- Figure scripts:

· · · · ·

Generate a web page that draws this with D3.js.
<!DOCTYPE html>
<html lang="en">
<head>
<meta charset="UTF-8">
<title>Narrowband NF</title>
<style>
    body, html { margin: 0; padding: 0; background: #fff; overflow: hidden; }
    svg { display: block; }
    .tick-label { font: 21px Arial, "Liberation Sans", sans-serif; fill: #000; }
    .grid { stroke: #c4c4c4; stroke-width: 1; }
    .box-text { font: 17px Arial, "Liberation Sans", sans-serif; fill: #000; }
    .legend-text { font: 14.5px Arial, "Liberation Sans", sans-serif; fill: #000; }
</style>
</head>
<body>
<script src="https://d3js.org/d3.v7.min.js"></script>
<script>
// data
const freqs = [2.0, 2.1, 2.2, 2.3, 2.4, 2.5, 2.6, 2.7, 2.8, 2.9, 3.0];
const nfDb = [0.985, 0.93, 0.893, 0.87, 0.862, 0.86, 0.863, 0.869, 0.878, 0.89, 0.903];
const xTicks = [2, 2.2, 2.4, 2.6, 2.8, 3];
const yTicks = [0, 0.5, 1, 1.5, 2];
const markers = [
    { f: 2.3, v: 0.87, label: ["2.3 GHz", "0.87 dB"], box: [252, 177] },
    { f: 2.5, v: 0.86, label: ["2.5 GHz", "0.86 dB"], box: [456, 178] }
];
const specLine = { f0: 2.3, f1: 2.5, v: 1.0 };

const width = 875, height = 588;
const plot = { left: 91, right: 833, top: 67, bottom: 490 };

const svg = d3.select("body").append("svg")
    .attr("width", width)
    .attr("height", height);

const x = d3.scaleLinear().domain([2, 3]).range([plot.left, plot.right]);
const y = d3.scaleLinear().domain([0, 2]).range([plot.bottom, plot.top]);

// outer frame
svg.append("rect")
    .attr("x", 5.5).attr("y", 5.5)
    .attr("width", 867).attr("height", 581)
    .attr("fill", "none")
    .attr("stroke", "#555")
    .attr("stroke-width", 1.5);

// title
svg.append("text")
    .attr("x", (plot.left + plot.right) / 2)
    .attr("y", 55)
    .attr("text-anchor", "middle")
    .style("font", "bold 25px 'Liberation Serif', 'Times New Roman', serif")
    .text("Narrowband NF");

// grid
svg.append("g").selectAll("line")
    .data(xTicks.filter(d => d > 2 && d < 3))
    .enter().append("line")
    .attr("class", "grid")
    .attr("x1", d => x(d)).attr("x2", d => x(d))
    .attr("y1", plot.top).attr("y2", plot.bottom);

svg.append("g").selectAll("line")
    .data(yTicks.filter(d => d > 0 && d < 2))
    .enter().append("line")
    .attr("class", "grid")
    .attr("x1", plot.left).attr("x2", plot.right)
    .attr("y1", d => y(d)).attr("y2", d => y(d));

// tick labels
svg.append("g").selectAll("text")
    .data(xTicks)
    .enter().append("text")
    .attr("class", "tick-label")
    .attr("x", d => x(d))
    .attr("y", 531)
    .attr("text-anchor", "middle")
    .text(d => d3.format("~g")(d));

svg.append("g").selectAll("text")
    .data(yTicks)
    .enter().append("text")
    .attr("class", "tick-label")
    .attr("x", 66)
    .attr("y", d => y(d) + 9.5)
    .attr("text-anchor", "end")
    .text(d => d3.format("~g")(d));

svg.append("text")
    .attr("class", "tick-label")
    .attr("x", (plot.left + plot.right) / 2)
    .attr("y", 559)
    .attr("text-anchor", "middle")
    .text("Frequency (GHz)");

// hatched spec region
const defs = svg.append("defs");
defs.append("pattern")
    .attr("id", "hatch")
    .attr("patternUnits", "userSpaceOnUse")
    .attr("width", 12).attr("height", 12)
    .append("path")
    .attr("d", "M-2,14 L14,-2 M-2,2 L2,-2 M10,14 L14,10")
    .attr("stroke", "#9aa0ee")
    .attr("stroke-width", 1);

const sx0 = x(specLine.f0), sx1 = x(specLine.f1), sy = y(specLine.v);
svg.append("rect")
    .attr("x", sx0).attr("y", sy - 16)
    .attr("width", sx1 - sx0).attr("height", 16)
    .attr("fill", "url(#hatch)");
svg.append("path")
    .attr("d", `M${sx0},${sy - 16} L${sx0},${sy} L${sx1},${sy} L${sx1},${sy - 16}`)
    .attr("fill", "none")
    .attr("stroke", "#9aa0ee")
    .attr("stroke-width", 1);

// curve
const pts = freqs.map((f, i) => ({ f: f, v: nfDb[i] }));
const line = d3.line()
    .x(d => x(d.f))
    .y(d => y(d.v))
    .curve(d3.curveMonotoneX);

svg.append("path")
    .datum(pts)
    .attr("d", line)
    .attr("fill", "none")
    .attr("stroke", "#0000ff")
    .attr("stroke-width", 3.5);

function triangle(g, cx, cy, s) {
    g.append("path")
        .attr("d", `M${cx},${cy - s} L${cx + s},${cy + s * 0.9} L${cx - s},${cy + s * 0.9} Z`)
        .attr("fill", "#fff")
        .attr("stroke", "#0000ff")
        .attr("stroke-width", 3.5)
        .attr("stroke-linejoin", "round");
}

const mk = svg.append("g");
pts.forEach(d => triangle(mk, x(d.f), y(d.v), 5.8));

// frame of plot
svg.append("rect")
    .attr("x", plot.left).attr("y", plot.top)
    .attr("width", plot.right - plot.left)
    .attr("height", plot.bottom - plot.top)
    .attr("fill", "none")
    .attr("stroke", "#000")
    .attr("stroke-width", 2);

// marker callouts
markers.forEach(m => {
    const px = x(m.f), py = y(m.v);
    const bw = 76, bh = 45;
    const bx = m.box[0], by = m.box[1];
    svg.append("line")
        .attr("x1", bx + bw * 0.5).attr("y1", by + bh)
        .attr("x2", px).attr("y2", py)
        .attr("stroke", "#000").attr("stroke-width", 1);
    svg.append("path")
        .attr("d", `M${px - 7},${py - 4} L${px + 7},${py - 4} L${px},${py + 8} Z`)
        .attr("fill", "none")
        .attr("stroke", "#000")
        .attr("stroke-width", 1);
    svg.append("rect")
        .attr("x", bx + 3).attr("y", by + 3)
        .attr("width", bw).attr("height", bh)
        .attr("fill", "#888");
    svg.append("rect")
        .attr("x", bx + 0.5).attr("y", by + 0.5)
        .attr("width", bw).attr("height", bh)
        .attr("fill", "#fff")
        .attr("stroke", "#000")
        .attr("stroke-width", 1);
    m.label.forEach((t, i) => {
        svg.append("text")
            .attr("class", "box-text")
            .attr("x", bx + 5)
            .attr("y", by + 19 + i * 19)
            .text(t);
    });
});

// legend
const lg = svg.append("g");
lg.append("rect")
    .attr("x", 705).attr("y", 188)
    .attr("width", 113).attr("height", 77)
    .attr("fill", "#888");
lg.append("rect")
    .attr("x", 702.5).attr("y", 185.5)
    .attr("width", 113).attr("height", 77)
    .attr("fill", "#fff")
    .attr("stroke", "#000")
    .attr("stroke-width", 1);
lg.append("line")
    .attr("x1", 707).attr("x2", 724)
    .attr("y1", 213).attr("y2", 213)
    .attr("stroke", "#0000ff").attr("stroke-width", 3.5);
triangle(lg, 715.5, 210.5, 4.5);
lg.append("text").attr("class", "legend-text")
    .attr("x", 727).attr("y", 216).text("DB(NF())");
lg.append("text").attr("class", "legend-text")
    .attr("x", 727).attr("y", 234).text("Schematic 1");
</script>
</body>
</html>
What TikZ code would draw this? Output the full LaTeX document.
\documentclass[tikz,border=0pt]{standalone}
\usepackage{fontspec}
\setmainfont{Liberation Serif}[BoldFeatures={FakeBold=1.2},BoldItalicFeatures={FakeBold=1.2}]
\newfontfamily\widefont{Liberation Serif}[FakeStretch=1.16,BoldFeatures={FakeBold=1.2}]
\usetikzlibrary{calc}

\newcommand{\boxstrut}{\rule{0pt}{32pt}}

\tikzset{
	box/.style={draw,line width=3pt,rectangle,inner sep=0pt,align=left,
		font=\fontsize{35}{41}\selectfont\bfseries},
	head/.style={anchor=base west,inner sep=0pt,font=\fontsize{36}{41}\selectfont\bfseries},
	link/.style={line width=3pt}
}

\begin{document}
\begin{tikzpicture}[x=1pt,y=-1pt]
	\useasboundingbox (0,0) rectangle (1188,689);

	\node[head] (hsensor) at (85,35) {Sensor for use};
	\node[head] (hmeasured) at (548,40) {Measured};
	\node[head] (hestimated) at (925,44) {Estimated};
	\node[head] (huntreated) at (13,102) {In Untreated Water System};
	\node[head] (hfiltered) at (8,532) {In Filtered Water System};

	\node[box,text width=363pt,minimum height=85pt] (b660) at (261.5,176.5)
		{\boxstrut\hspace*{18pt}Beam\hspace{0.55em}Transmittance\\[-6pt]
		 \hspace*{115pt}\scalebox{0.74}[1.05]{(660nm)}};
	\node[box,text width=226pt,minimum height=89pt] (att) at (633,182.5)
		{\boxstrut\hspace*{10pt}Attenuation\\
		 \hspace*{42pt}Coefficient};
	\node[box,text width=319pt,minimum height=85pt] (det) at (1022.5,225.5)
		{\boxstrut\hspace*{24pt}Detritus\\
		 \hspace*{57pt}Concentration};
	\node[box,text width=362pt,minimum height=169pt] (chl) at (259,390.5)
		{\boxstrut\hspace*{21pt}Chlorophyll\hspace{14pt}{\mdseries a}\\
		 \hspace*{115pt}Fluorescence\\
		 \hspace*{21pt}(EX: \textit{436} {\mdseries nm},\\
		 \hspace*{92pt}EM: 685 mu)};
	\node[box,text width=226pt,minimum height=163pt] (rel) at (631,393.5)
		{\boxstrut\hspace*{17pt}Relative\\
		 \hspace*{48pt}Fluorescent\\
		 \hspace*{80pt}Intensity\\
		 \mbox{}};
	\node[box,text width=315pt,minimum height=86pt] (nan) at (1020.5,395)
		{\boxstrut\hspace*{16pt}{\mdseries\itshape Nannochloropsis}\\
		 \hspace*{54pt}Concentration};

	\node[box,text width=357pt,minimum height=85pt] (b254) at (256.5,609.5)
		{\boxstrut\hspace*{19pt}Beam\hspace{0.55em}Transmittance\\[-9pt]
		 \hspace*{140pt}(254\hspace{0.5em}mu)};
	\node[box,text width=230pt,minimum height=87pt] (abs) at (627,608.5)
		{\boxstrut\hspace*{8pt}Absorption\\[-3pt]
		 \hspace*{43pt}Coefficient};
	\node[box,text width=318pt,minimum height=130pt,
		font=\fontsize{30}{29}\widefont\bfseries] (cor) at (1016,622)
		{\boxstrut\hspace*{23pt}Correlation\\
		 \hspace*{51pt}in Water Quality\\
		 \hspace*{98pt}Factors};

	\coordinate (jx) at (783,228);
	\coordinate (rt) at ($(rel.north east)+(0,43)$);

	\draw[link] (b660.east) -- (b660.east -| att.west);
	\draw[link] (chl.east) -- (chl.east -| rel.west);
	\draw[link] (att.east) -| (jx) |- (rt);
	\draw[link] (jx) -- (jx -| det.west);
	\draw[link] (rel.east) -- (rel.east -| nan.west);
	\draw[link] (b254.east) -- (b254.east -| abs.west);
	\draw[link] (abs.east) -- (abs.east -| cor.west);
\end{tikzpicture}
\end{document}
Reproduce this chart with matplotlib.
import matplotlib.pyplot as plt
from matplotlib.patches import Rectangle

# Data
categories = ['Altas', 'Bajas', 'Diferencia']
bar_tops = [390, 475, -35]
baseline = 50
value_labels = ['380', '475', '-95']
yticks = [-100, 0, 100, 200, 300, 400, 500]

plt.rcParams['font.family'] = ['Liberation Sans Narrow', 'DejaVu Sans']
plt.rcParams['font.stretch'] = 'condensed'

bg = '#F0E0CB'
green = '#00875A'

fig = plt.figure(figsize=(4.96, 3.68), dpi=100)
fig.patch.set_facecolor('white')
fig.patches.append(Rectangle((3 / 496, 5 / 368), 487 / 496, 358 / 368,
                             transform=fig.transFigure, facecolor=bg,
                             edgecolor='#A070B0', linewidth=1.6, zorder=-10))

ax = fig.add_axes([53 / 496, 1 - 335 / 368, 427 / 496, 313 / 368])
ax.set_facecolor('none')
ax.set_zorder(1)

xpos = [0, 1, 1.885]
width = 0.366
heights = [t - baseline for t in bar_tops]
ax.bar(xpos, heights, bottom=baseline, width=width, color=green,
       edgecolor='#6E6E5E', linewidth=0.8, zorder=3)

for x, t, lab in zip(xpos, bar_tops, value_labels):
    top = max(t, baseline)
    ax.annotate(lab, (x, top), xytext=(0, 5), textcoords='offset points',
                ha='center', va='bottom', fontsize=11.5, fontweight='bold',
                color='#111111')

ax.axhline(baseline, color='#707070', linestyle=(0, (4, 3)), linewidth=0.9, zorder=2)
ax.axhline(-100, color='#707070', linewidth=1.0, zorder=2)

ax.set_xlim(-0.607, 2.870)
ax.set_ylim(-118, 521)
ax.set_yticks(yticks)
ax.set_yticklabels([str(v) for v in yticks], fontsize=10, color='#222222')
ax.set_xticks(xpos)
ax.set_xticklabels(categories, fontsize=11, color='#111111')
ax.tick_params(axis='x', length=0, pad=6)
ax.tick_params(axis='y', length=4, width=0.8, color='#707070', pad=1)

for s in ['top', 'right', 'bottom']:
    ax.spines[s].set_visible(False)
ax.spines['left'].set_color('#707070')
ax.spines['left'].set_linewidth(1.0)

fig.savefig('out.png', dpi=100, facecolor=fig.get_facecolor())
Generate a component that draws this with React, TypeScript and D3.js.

· · · · ·

- Instructions for the task: Pull every line containing "Generate" out of the data above.

- Result for this task:
Generate a web page that draws this with D3.js.
Generate a component that draws this with React, TypeScript and D3.js.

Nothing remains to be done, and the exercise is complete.